Monday, March 12, 2007

What is the Purpose of the U.S. Constitution, and is it a "Living Document"?

The Constitution serves two basic purposes: first, to limit the Federal Government; second, to enumerate our basic Rights as individuals. Limitation is accomplished by delegating certain powers to the various branches of our Government. This next concept often is not grasped by many people: if a certain power is not delegated to any branch of our Government, then no branch (or anyone in the Government) has that power. Example: the Government has been delegated the power to use the military for only two purposes---to repel invasions and/or to quell insurrections (in this country) . [NOTE:  there is a third purpose, but it's very similar to "quell insurrections".]  Nowhere in the Constitution is the Government delegated to use the military as a world police force. Those who believe that it should be used in such a manner need to lobby for a Constitutional Amendment. That amending process (or the holding of a Constitutional Convention) is the way our Constitution is legally changed. No other way is permitted.

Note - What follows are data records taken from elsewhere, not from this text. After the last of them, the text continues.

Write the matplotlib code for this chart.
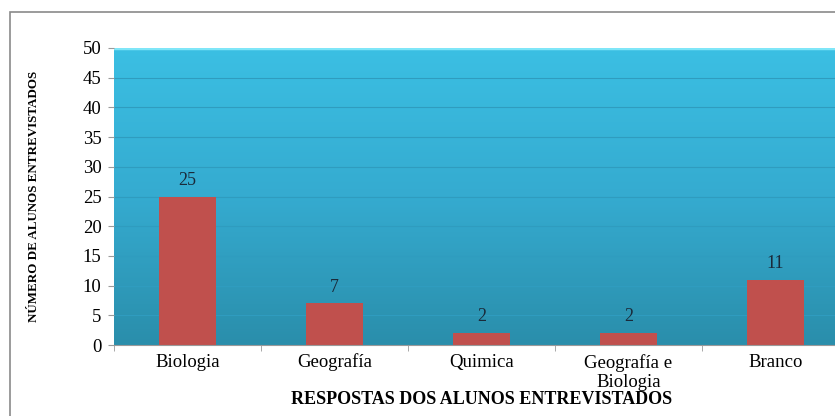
import numpy as np
import matplotlib.pyplot as plt
from matplotlib.colors import LinearSegmentedColormap
from matplotlib.patches import Rectangle
from matplotlib.transforms import ScaledTranslation

categorias = ['Biologia', 'Geografía', 'Quimica', 'Geografía e\nBiologia', 'Branco']
alunos = [25, 7, 2, 2, 11]
yticks = [0, 5, 10, 15, 20, 25, 30, 35, 40, 45, 50]

plt.rcParams['font.family'] = ['Liberation Serif', 'DejaVu Serif']

fig = plt.figure(figsize=(8.35, 4.16), dpi=100)
fig.patch.set_facecolor('white')

# moldura do grafico (cortada a direita e em baixo)
fig.patches.append(Rectangle((10 / 835, -0.1), 1.2, (416 - 12) / 416 + 0.1,
                             transform=fig.transFigure, fill=False,
                             edgecolor='#8a8a8a', linewidth=1.2))

ax = fig.add_axes([114 / 835, 71 / 416, 735 / 835, 297 / 416])
x = np.arange(len(categorias))
ax.set_xlim(-0.5, len(categorias) - 0.5)
ax.set_ylim(0, 50)

# fundo em gradiente azul: escuro em baixo, claro em cima
grad = np.linspace(0, 1, 256).reshape(-1, 1)
cmap = LinearSegmentedColormap.from_list('fundo', ['#2a8eab', '#35abd0', '#3bbfe3'])
ax.imshow(grad, aspect='auto', cmap=cmap, extent=(-0.5, len(categorias) - 0.5, 0, 50),
          zorder=0, origin='lower')
ax.axhline(50, color='#7fe6f8', linewidth=2.5, zorder=1)

for yv in yticks[1:-1]:
    ax.axhline(yv, color='#2f9cbf', linewidth=0.8, zorder=1)

ax.bar(x, alunos, width=0.39, color='#c0504d', zorder=2)
for xi, v in zip(x, alunos):
    ax.text(xi, v + 1.3, str(v), ha='center', va='bottom', fontsize=13,
            color='#1a2a3a', zorder=3)

for s in ['top', 'right']:
    ax.spines[s].set_visible(False)
ax.spines['left'].set_visible(False)
ax.spines['bottom'].set_color('#9a9a9a')

ax.set_yticks(yticks)
ax.set_yticklabels([str(t) for t in yticks], fontsize=13.5)
ax.tick_params(axis='y', length=4, color='#9a9a9a', pad=5)

ax.set_xticks(x)
ax.set_xticklabels(categorias, fontsize=13.5, linespacing=1.15)
ax.tick_params(axis='x', length=0, pad=16)
# rotulos alinhados pela linha de base; o de duas linhas pelo topo
for lbl in ax.get_xticklabels():
    if '\n' in lbl.get_text():
        lbl.set_verticalalignment('top')
        lbl.set_transform(lbl.get_transform() +
                          ScaledTranslation(0, 9.5 / 72, fig.dpi_scale_trans))
    else:
        lbl.set_verticalalignment('baseline')
ax.set_xticks(np.arange(len(categorias)) - 0.5, minor=True)
ax.tick_params(axis='x', which='minor', length=4, color='#9a9a9a')

ax.set_xlabel('RESPOSTAS DOS ALUNOS ENTREVISTADOS', fontsize=13, fontweight='bold',
              labelpad=0, va='center')
ax.xaxis.set_label_coords((482 - 114) / 735, -(400 - 345) / 297)
ax.set_ylabel('NÚMERO DE ALUNOS ENTREVISTADOS', fontsize=9.4, fontweight='bold')
ax.yaxis.set_label_coords(-(114 - 40) / 735, 0.5)

fig.savefig('out.png', dpi=100)
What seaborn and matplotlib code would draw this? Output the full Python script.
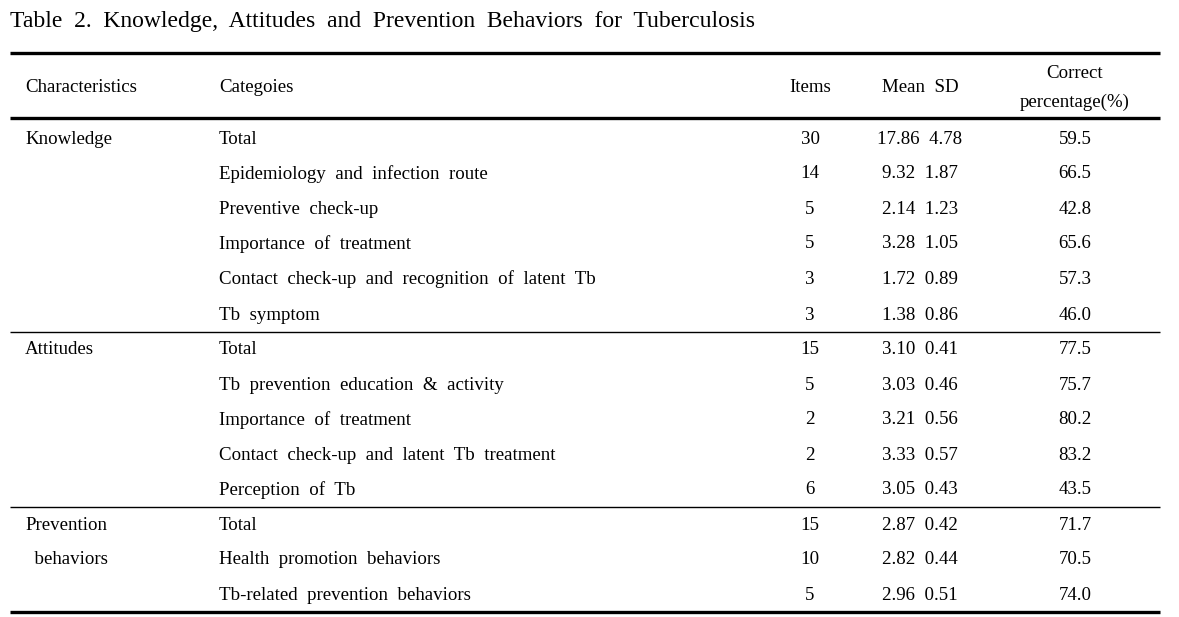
import matplotlib

matplotlib.use("Agg")

import matplotlib.pyplot as plt
import seaborn as sns

sns.set_theme(style="white")
plt.rcParams["font.family"] = ["Liberation Serif", "DejaVu Serif"]
plt.rcParams["text.color"] = "black"

title = "Table 2. Knowledge, Attitudes and Prevention Behaviors for Tuberculosis"
headers = ["Characteristics", "Categoies", "Items", "Mean  SD", "Correct\npercentage(%)"]

groups = ["Knowledge", "Attitudes", "Prevention\n  behaviors"]
group_sizes = [6, 5, 3]
categories = [
    "Total",
    "Epidemiology and infection route",
    "Preventive check-up",
    "Importance of treatment",
    "Contact check-up and recognition of latent Tb",
    "Tb symptom",
    "Total",
    "Tb prevention education & activity",
    "Importance of treatment",
    "Contact check-up and latent Tb treatment",
    "Perception of Tb",
    "Total",
    "Health promotion behaviors",
    "Tb-related prevention behaviors",
]
items = [30, 14, 5, 5, 3, 3, 15, 5, 2, 2, 6, 15, 10, 5]
means = [17.86, 9.32, 2.14, 3.28, 1.72, 1.38, 3.10, 3.03, 3.21, 3.33, 3.05, 2.87, 2.82, 2.96]
sds = [4.78, 1.87, 1.23, 1.05, 0.89, 0.86, 0.41, 0.46, 0.56, 0.57, 0.43, 0.42, 0.44, 0.51]
correct_pct = [59.5, 66.5, 42.8, 65.6, 57.3, 46.0, 77.5, 75.7, 80.2, 83.2, 43.5, 71.7, 70.5, 74.0]


def spaced(text):
    # the source uses wide word gaps
    return text.replace(" ", "  ")


fig = plt.figure(figsize=(11.79, 6.17), dpi=100)
ax = fig.add_axes([0, 0, 1, 1])
ax.set_xlim(0, 1179)
ax.set_ylim(617, 0)
ax.axis("off")

fs = 13.6
ax.text(10, 21, spaced(title), fontsize=17, va="center", ha="left")

x_left, x_right = 10, 1160
ax.hlines(53, x_left, x_right, color="black", linewidth=2.4)
ax.hlines(118, x_left, x_right, color="black", linewidth=2.4)

ax.text(25, 88, headers[0], fontsize=fs, va="center")
ax.text(219, 88, headers[1], fontsize=fs, va="center")
ax.text(810, 88, headers[2], fontsize=fs, va="center", ha="center")
ax.text(920, 88, headers[3], fontsize=fs, va="center", ha="center")
ax.text(1075, 88, headers[4], fontsize=fs, va="center", ha="center", linespacing=1.9,
        multialignment="center")

row_y = [139, 174, 209, 244, 279, 315, 350, 385, 420, 455, 490, 525, 560, 595]
sep_y = [332, 507]

row = 0
for g, size in zip(groups, group_sizes):
    if "\n" in g:
        first, second = g.split("\n")
        ax.text(25, row_y[row], first, fontsize=fs, va="center")
        ax.text(25, row_y[row + 1], second, fontsize=fs, va="center")
    else:
        ax.text(25, row_y[row], g, fontsize=fs, va="center")
    row += size

for i, y in enumerate(row_y):
    ax.text(219, y, spaced(categories[i]), fontsize=fs, va="center")
    ax.text(810, y, f"{items[i]}", fontsize=fs, va="center", ha="center")
    ax.text(920, y, f"{means[i]:.2f}  {sds[i]:.2f}", fontsize=fs, va="center", ha="center")
    ax.text(1075, y, f"{correct_pct[i]:.1f}", fontsize=fs, va="center", ha="center")

for y in sep_y:
    ax.hlines(y, x_left, x_right, color="black", linewidth=1.0)
ax.hlines(612, x_left, x_right, color="black", linewidth=2.4)

fig.savefig("out.png", dpi=100, facecolor="white")
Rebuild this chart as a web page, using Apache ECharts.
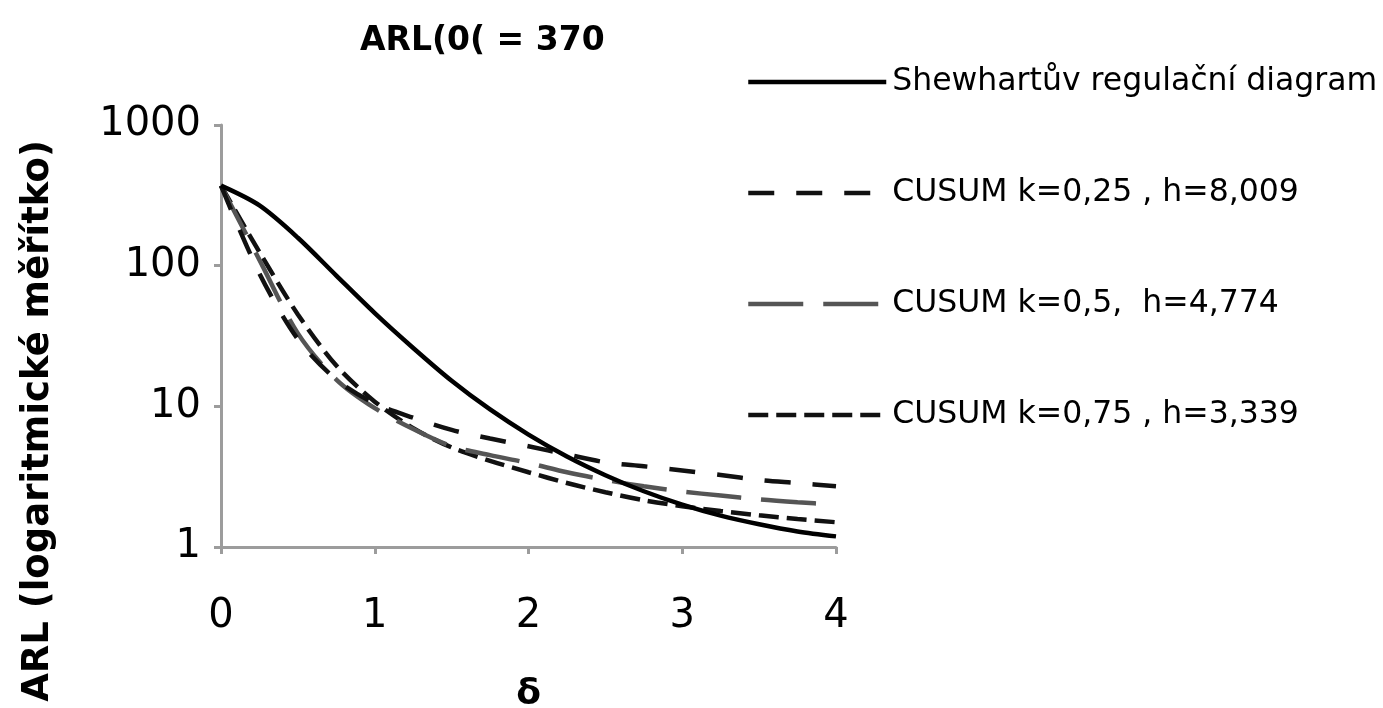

Supporters of the dangerous theory that our Constitution is a "Living Document" believe that we need to re-interpret the Constitution from time to time...adapt it to our modern way of life... without using the Amendment process. Justice Antonin Scalia says that is dead wrong. I most certainly agree. To quote him, "The Constitution does not change in its meaning..."; unfortunately, his view appears to be in the minority in the halls of our Government today.

Over many years, one of the results of re-interpreting the Constitution has been the exponential expansion of the power of all three branches of our central Government. That has been accomplished, in large part, without any corresponding Amendments delegating new powers. An example is the area of education. Nowhere in the Constitution is power delegated to the central Government regarding education. A more recent example is the area of citizen identification via the REAL ID Act, which takes effect in May of 2008. Again, nowhere in the Constitution is the central Government delegated the power to have anything to do with ID. That's why we've never had a national driver's license, and why the Government stresses that your SS card is not to be used for ID. In both those examples, an Amendment is required for the Federal Government to have any power whatsoever. Those Amendments, to my knowledge, do not exist.

According to Justice Scalia, the "Living Document" concept took hold about fifty years ago. Other results of this concept have been numerous challenges to the Bill of Rights, especially the First, Second, and Fourth Amendments. The concept is dangerous because, as Scalia says, "...with such an approach, the Constitution can say anything you want it to. But this nation was not built on the principle that Judges, attempting to gauge the will of society, would interpret the Constitution differently as time goes by...". More from Scalia: "A Bill of Rights that means what the majority wants it to mean is worthless."...quotes from the Milwaukee Journal Sentinel, March 14, 2001.

The Rights of individuals never change (the Constitution does NOT grant us Rights, they are our birthright**) and the limitations on the Federal Government do not change without a Constitutional Amendment or Constitutional Convention. That's the way it should be, but that's not the way it is today.

**Someone needs to tell this to Attorney General Gonzales, who recently suggested that the Constitution does not GRANT us the Right of habeas corpus (the right to know in court of what we are being accused); therefore, according to him, the Government does not necessarily have to observe it.